I try not to wax too philosophical in my columns, nor take such a macro-economic view of events that I lose sight of the relevance to compliance officers. Sometimes, however, as we all struggle to answer that eternal question, “Does fighting for ethical business standards really matter?” a perspective comes along that answers the question so well you can’t ignore it, no matter how divorced it is from the mundane daily challenges of corporate compliance.
Which brings us to the Nevsky Fund.
At the beginning of January the Nevsky Fund issued one of the most astonishing statements I’ve ever seen from an investment fund: that it no longer saw any feasible way to make money for investors. So after 15 years of quite respectable performance, the fund was closing, liquidating its holdings, and returning the cash to investors.

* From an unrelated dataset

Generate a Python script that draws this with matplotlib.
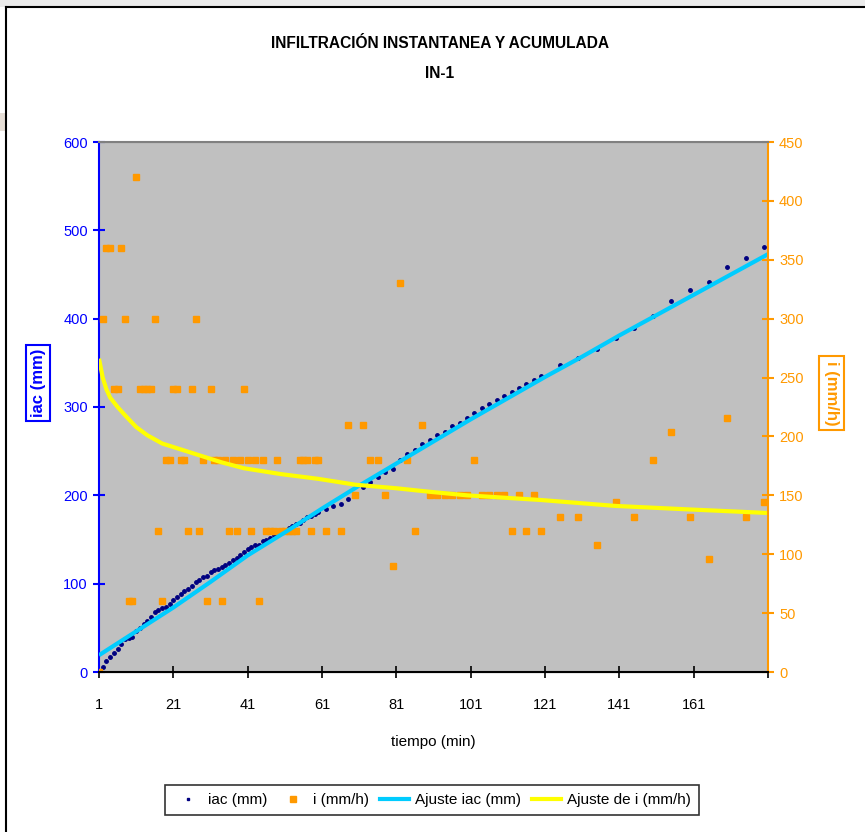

The fund’s final letter to investors ran to 25 pages, identifying one pillar of long-term investment strategy after another and then knocking each one down with withering complaints about regulatory and corporate behaviors that have left those pillars crumbling. Here are some of excerpts:
- “Data releases have become much less transparent and truthful at both a macro and a micro level… This obfuscation and distortion of data, whether deliberate or inadvertent, makes it increasingly difficult to forecast macro and hence micro as well, for an ever growing share of our investment universe.”
- “Corporates have also responded to greater market scrutiny since the [Global Financial Crisis] to disclose less not more, on the basis that the less they reveal the less often they can be proved wrong by regulators, investors or law courts.”
- “Assuming we can obtain trustworthy data we then apply logic to produce our forecasts. The validity of this process becomes questionable if economic policy makers do not themselves apply economic logic and in a transparent manner… surely never has so much of the world been governed by leaders where the logic of that peculiarly parochial yet multi-headed beast—nationalism—trumps all.”
The rest of the letter is a tour of macro-economic trends, from global warming to labor force participation to corporate debt to commodity prices. Much of it makes sense to me; other parts are more suited for financial theorists who graduated from Wharton. Thankfully the average compliance or risk professional doesn’t need to digest every detail on every page. The crucial thesis for us here in the corporate compliance world is simply this: that sloppy regulation and lack of transparency have real economic consequences. And that is why fighting for ethical business standards really is important.
Take China as one example, and the fiction that its economic growth is anywhere near the 6.9 percent Chinese officials announced earlier this month. Growth in that country is not 6.9 percent. We have no idea what the actual GDP growth is in that country, and most likely the officials in Beijing don’t know the actual number either—because of corruption. Boards of Chinese companies take on projects they know will not make money, to placate Communist party officials. Audit firms turn blind eyes to that wasteful spending rather than issue going-concern warnings. Chinese banks pretend the loans they extend to those companies will be repaid when everyone knows the loans will not. And then we all act shocked when reality intrudes and stock markets shake around the world.
So if you want to shut down some cynic who says corruption and low standards “are just part of the culture” and not worth fighting against, point to this week’s Dow Jones averages. Because what we’ve seen this week is the natural result of that terrible attitude.
I put much of the Middle East in that same category: ethically lazy, with boards or governments that go for easy choices rather than a discipline that nurtures long-term growth. Now they are seeing the consequences of those bad habits, because technology has finally unlocked a long period of cheap oil—and the Middle East (principally Saudi Arabia) keeps pumping even more oil, because it doesn’t know what else to do for a living. Because governments in that part of the world never made the rule of law an imperative, that would force corporate boards to be disciplined and find ever more versatile ways to grow.
And to be clear, my views are not just some preachy pro-Western screed. (OK, they may be preachy.) You don’t need to be a Western democracy to succeed at ethical business. Singapore is a fantastic example of the benefits of behaving ethically, and it is neither Western nor democratic. But its leaders long ago did see the sense in rejecting corruption as part of its culture. Businesses and Singaporean workers have reaped the benefits ever since.
The Nevsky Fund’s farewell letter is not light fare. It leaves you wondering, and worried, about how much of the world will pull itself out of the economic and political funk we are in. I look at places like China and the Middle East, and I haven’t the faintest clue how they will do it without radical social upheaval. But I do know that no matter what, having a stronger, more ethically rigorous culture for business helps.
So no matter how many cynics might say all our efforts are pointless—they are wrong. They could not be more wrong about anything.